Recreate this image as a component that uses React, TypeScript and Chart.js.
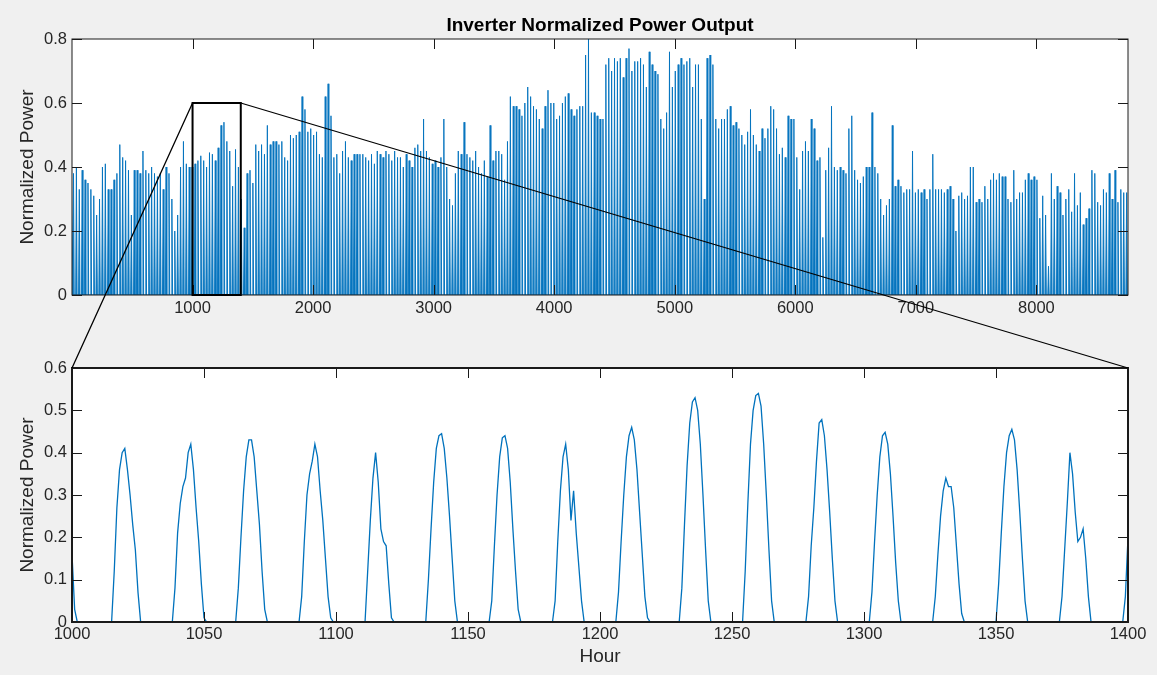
import React, { useEffect, useRef } from 'react';
import { Chart, registerables } from 'chart.js';

Chart.register(...registerables);

// ---------------- data ----------------
const TITLE = 'Inverter Normalized Power Output';
const Y_LABEL = 'Normalized Power';
const X_LABEL = 'Hour';

// daily peak of normalized power, day 0 .. 364
const dailyPeak = [
  0.38, 0.40, 0.33, 0.39, 0.36, 0.35, 0.33, 0.31, 0.25, 0.30,
  0.40, 0.41, 0.33, 0.33, 0.36, 0.38, 0.47, 0.43, 0.42, 0.39,
  0.25, 0.39, 0.39, 0.38, 0.45, 0.39, 0.38, 0.40, 0.38, 0.37,
  0.38, 0.33, 0.40, 0.38, 0.30, 0.20, 0.25, 0.40, 0.48, 0.41,
  0.40, 0.40, 0.41, 0.42, 0.435, 0.42, 0.40, 0.445, 0.44, 0.42,
  0.46, 0.53, 0.54, 0.48, 0.45, 0.34, 0.455, 0.40, 0.30, 0.21,
  0.38, 0.39, 0.35, 0.47, 0.45, 0.47, 0.44, 0.53, 0.47, 0.48,
  0.48, 0.47, 0.48, 0.43, 0.42, 0.50, 0.49, 0.50, 0.51, 0.62,
  0.58, 0.51, 0.52, 0.50, 0.51, 0.44, 0.43, 0.62, 0.66, 0.56,
  0.43, 0.44, 0.38, 0.45, 0.48, 0.43, 0.42, 0.44, 0.44, 0.44,
  0.44, 0.43, 0.42, 0.44, 0.41, 0.45, 0.44, 0.43, 0.45, 0.44,
  0.42, 0.45, 0.43, 0.43, 0.40, 0.44, 0.42, 0.40, 0.46, 0.47,
  0.45, 0.55, 0.45, 0.43, 0.41, 0.42, 0.40, 0.43, 0.55, 0.40,
  0.30, 0.28, 0.38, 0.45, 0.44, 0.54, 0.44, 0.43, 0.42, 0.45,
  0.40, 0.38, 0.42, 0.37, 0.53, 0.42, 0.45, 0.45, 0.44, 0.36,
  0.48, 0.62, 0.59, 0.59, 0.58, 0.56, 0.60, 0.65, 0.62, 0.59,
  0.58, 0.55, 0.52, 0.59, 0.64, 0.60, 0.60, 0.55, 0.56, 0.60,
  0.62, 0.63, 0.58, 0.56, 0.58, 0.59, 0.59, 0.75, 0.80, 0.57,
  0.57, 0.56, 0.55, 0.55, 0.72, 0.74, 0.70, 0.74, 0.73, 0.74,
  0.68, 0.74, 0.77, 0.70, 0.73, 0.73, 0.74, 0.72, 0.65, 0.76,
  0.72, 0.70, 0.69, 0.55, 0.52, 0.57, 0.76, 0.65, 0.70, 0.72,
  0.74, 0.72, 0.73, 0.74, 0.65, 0.72, 0.72, 0.55, 0.30, 0.74,
  0.75, 0.72, 0.55, 0.52, 0.55, 0.55, 0.58, 0.59, 0.53, 0.54,
  0.52, 0.50, 0.47, 0.51, 0.58, 0.50, 0.47, 0.45, 0.52, 0.49,
  0.52, 0.59, 0.58, 0.52, 0.44, 0.46, 0.43, 0.56, 0.55, 0.55,
  0.43, 0.33, 0.45, 0.48, 0.45, 0.55, 0.52, 0.42, 0.43, 0.18,
  0.39, 0.46, 0.59, 0.40, 0.39, 0.40, 0.39, 0.38, 0.52, 0.56,
  0.39, 0.36, 0.35, 0.37, 0.40, 0.40, 0.57, 0.40, 0.38, 0.30,
  0.25, 0.28, 0.30, 0.53, 0.34, 0.36, 0.34, 0.32, 0.33, 0.33,
  0.45, 0.32, 0.33, 0.32, 0.33, 0.30, 0.33, 0.44, 0.33, 0.33,
  0.33, 0.32, 0.33, 0.34, 0.30, 0.20, 0.31, 0.32, 0.30, 0.31,
  0.40, 0.40, 0.29, 0.30, 0.29, 0.34, 0.30, 0.36, 0.38, 0.36,
  0.38, 0.37, 0.37, 0.30, 0.29, 0.39, 0.30, 0.32, 0.32, 0.36,
  0.38, 0.36, 0.37, 0.36, 0.24, 0.31, 0.25, 0.09, 0.38, 0.30,
  0.34, 0.32, 0.25, 0.30, 0.33, 0.26, 0.38, 0.28, 0.32, 0.22,
  0.24, 0.27, 0.39, 0.38, 0.29, 0.28, 0.33, 0.32, 0.38, 0.30,
  0.39, 0.29, 0.33, 0.32, 0.32,
];
// hour of day: sunrise, peak, sunset (approx. from the zoomed plot)
const dayHours = [6.5, 12.5, 18.5];
const HOURS_PER_DAY = 24;
const YEAR_HOURS = 8760;

// zoomed window, hourly values (nonzero stretches; everything else is 0)
const zoomRange = [1000, 1400];
const zoomYMax = 0.6;
const zoomSegStarts = [1000, 1016, 1039, 1063, 1087, 1112, 1135, 1159, 1183, 1207, 1231, 1255, 1279, 1303, 1327, 1351, 1375, 1399];
const zoomSegValues = [
  [0.16, 0.03],
  [0.12, 0.27, 0.36, 0.40, 0.41, 0.36, 0.30, 0.23, 0.17, 0.07],
  [0.08, 0.21, 0.28, 0.32, 0.34, 0.40, 0.42, 0.36, 0.27, 0.19, 0.09, 0.01],
  [0.08, 0.20, 0.31, 0.39, 0.43, 0.43, 0.39, 0.31, 0.23, 0.12, 0.03],
  [0.06, 0.19, 0.30, 0.35, 0.38, 0.42, 0.39, 0.31, 0.24, 0.15, 0.06, 0.01],
  [0.12, 0.24, 0.34, 0.40, 0.33, 0.22, 0.19, 0.18, 0.09, 0.01],
  [0.10, 0.22, 0.33, 0.41, 0.44, 0.445, 0.41, 0.34, 0.25, 0.15, 0.05],
  [0.05, 0.18, 0.30, 0.39, 0.435, 0.44, 0.41, 0.33, 0.22, 0.12, 0.03],
  [0.05, 0.19, 0.31, 0.39, 0.42, 0.36, 0.24, 0.31, 0.21, 0.13, 0.05],
  [0.07, 0.19, 0.30, 0.39, 0.44, 0.46, 0.43, 0.36, 0.26, 0.16, 0.06, 0.01],
  [0.08, 0.23, 0.37, 0.47, 0.52, 0.53, 0.50, 0.42, 0.30, 0.17, 0.05],
  [0.12, 0.28, 0.42, 0.50, 0.535, 0.54, 0.51, 0.42, 0.30, 0.17, 0.05],
  [0.06, 0.18, 0.27, 0.38, 0.47, 0.478, 0.44, 0.36, 0.26, 0.15, 0.05],
  [0.07, 0.19, 0.30, 0.39, 0.44, 0.448, 0.42, 0.35, 0.25, 0.14, 0.05],
  [0.06, 0.16, 0.25, 0.31, 0.34, 0.32, 0.32, 0.27, 0.18, 0.09, 0.02],
  [0.09, 0.21, 0.32, 0.40, 0.44, 0.455, 0.43, 0.36, 0.26, 0.15, 0.05],
  [0.06, 0.17, 0.28, 0.40, 0.35, 0.26, 0.19, 0.20, 0.22, 0.15, 0.06],
  [0.06, 0.20],
];

const topXTicks = [1000, 2000, 3000, 4000, 5000, 6000, 7000, 8000];
const topYTicks = [0, 0.2, 0.4, 0.6, 0.8];
const zoomXTicks = [1000, 1050, 1100, 1150, 1200, 1250, 1300, 1350, 1400];
const zoomYTicks = [0, 0.1, 0.2, 0.3, 0.4, 0.5, 0.6];

// ---------------- series building ----------------
const topSeries: { x: number; y: number }[] = [{ x: 0, y: 0 }];
dailyPeak.forEach((p, d) => {
  const base = d * HOURS_PER_DAY;
  topSeries.push({ x: base + dayHours[0], y: 0 }, { x: base + dayHours[1], y: p }, { x: base + dayHours[2], y: 0 });
});
topSeries.push({ x: YEAR_HOURS, y: 0 });

const zoomMap = new Map<number, number>();
zoomSegStarts.forEach((s, i) => zoomSegValues[i].forEach((v, j) => zoomMap.set(s + j, v)));
const zoomSeries: { x: number; y: number }[] = [];
for (let h = zoomRange[0]; h <= zoomRange[1]; h++) zoomSeries.push({ x: h, y: zoomMap.get(h) ?? 0 });

// ---------------- styling ----------------
const FONT = '"Liberation Sans", Arial, Helvetica, sans-serif';
const TEXT = '#262626';
const LINE = '#0072BD';
const BG = '#f0f0f0';
const W = 1157;
const TOP_H = 340;
const BOT_H = 335;

const frame = {
  id: 'matlabFrame',
  beforeDatasetsDraw(chart: any) {
    const { ctx, chartArea: a } = chart;
    ctx.save();
    ctx.fillStyle = '#ffffff';
    ctx.fillRect(a.left, a.top, a.right - a.left, a.bottom - a.top);
    ctx.restore();
  },
  afterDatasetsDraw(chart: any, _args: any, opts: any) {
    const { ctx, chartArea: a, scales } = chart;
    ctx.save();
    ctx.strokeStyle = '#1a1a1a';
    ctx.lineWidth = opts.tickWidth || 1;
    const L = opts.tickLen || 10;
    ctx.beginPath();
    scales.x.ticks.forEach((t: any) => {
      const x = Math.round(scales.x.getPixelForValue(t.value)) + 0.5;
      ctx.moveTo(x, a.bottom); ctx.lineTo(x, a.bottom - L);
      ctx.moveTo(x, a.top); ctx.lineTo(x, a.top + L);
    });
    scales.y.ticks.forEach((t: any) => {
      const y = Math.round(scales.y.getPixelForValue(t.value)) + 0.5;
      ctx.moveTo(a.left, y); ctx.lineTo(a.left + L, y);
      ctx.moveTo(a.right, y); ctx.lineTo(a.right - L, y);
    });
    ctx.stroke();
    ctx.lineWidth = opts.borderWidth || 1;
    ctx.strokeRect(a.left, a.top, a.right - a.left, a.bottom - a.top);
    if (opts.zoomBox) {
      const x0 = scales.x.getPixelForValue(zoomRange[0]);
      const x1 = scales.x.getPixelForValue(zoomRange[1]);
      const y0 = scales.y.getPixelForValue(0);
      const y1 = scales.y.getPixelForValue(zoomYMax);
      ctx.strokeStyle = '#000';
      ctx.lineWidth = 2;
      ctx.strokeRect(x0, y1, x1 - x0, y0 - y1);
    }
    if (opts.title) {
      ctx.fillStyle = '#000';
      ctx.font = `bold 19px ${FONT}`;
      ctx.textAlign = 'center';
      ctx.textBaseline = 'alphabetic';
      ctx.fillText(opts.title, (a.left + a.right) / 2, 30.5);
    }
    ctx.restore();
  },
};

function axisX(min: number, max: number, ticks: number[], height: number, pad: number, title?: string) {
  return {
    type: 'linear',
    min,
    max,
    afterBuildTicks: (s: any) => { s.ticks = ticks.map((v) => ({ value: v })); },
    afterFit: (s: any) => { s.height = height; },
    grid: { display: false, drawTicks: false },
    border: { display: false },
    ticks: { autoSkip: false, maxRotation: 0, padding: pad, color: TEXT, font: { family: FONT, size: 16.5 }, callback: (v: any) => String(v) },
    title: title
      ? { display: true, text: title, color: TEXT, font: { family: FONT, size: 19 }, padding: { top: 0, bottom: 6.6 } }
      : { display: false },
  };
}

function axisY(max: number, ticks: number[]) {
  return {
    type: 'linear',
    min: 0,
    max,
    afterBuildTicks: (s: any) => { s.ticks = ticks.map((v) => ({ value: v })); },
    afterFit: (s: any) => { s.width = 72; },
    grid: { display: false, drawTicks: false },
    border: { display: false },
    ticks: { autoSkip: false, padding: 5, color: TEXT, font: { family: FONT, size: 16.5 }, callback: (v: any) => String(v) },
    title: { display: true, text: Y_LABEL, color: TEXT, font: { family: FONT, size: 19 }, padding: { top: 16.6, bottom: 0 } },
  };
}

export default function App() {
  const topRef = useRef<HTMLCanvasElement>(null);
  const botRef = useRef<HTMLCanvasElement>(null);
  const ovRef = useRef<HTMLCanvasElement>(null);

  useEffect(() => {
    const top = new Chart(topRef.current as HTMLCanvasElement, {
      type: 'line',
      data: {
        datasets: [{
          data: topSeries,
          borderColor: LINE,
          backgroundColor: 'rgba(0,114,189,0.85)',
          borderWidth: 0.9,
          pointRadius: 0,
          tension: 0,
          fill: 'origin',
        }],
      },
      options: {
        animation: false,
        responsive: false,
        parsing: false,
        normalized: true,
        layout: { padding: { left: 0, right: 29, top: 39, bottom: 0 } },
        scales: { x: axisX(0, YEAR_HOURS, topXTicks, 45, 4) as any, y: axisY(0.8, topYTicks) as any },
        plugins: {
          legend: { display: false },
          tooltip: { enabled: false },
          filler: { propagate: false },
          matlabFrame: { tickLen: 10, borderWidth: 1, zoomBox: true, title: TITLE },
        } as any,
      },
      plugins: [frame],
    } as any);

    const bot = new Chart(botRef.current as HTMLCanvasElement, {
      type: 'line',
      data: {
        datasets: [{
          data: zoomSeries,
          borderColor: LINE,
          borderWidth: 1.3,
          pointRadius: 0,
          tension: 0,
          fill: false,
        }],
      },
      options: {
        animation: false,
        responsive: false,
        parsing: false,
        normalized: true,
        layout: { padding: { left: 0, right: 29, top: 28, bottom: 0 } },
        scales: { x: axisX(zoomRange[0], zoomRange[1], zoomXTicks, 53, 3, X_LABEL) as any, y: axisY(zoomYMax, zoomYTicks) as any },
        plugins: {
          legend: { display: false },
          tooltip: { enabled: false },
          matlabFrame: { tickLen: 10, borderWidth: 2 },
        } as any,
      },
      plugins: [frame],
    } as any);

    // connector lines from the zoom box to the lower axes
    const ov = ovRef.current as HTMLCanvasElement;
    const ctx = ov.getContext('2d') as CanvasRenderingContext2D;
    ctx.clearRect(0, 0, ov.width, ov.height);
    const tx: any = top.scales.x;
    const ty: any = top.scales.y;
    const bx: any = bot.scales.x;
    const by: any = bot.scales.y;
    const xa = tx.getPixelForValue(zoomRange[0]);
    const xb = tx.getPixelForValue(zoomRange[1]);
    const yt = ty.getPixelForValue(zoomYMax);
    const ybTop = by.getPixelForValue(zoomYMax) + TOP_H;
    ctx.strokeStyle = '#000';
    ctx.lineWidth = 1.3;
    ctx.beginPath();
    ctx.moveTo(xa, yt);
    ctx.lineTo(bx.getPixelForValue(zoomRange[0]), ybTop);
    ctx.moveTo(xb, yt);
    ctx.lineTo(bx.getPixelForValue(zoomRange[1]), ybTop);
    ctx.stroke();

    return () => {
      top.destroy();
      bot.destroy();
    };
  }, []);

  return (
    <div style={{ position: 'absolute', left: 0, top: 0, width: W, height: TOP_H + BOT_H, background: BG, overflow: 'hidden' }}>
      <canvas ref={topRef} width={W} height={TOP_H} style={{ position: 'absolute', left: 0, top: 0 }} />
      <canvas ref={botRef} width={W} height={BOT_H} style={{ position: 'absolute', left: 0, top: TOP_H }} />
      <canvas ref={ovRef} width={W} height={TOP_H + BOT_H} style={{ position: 'absolute', left: 0, top: 0, pointerEvents: 'none' }} />
    </div>
  );
}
###
Show every line that contains the word "React".

Recreate this image as a component that uses React, TypeScript and Chart.js.
import React, { useEffect, useRef } from 'react';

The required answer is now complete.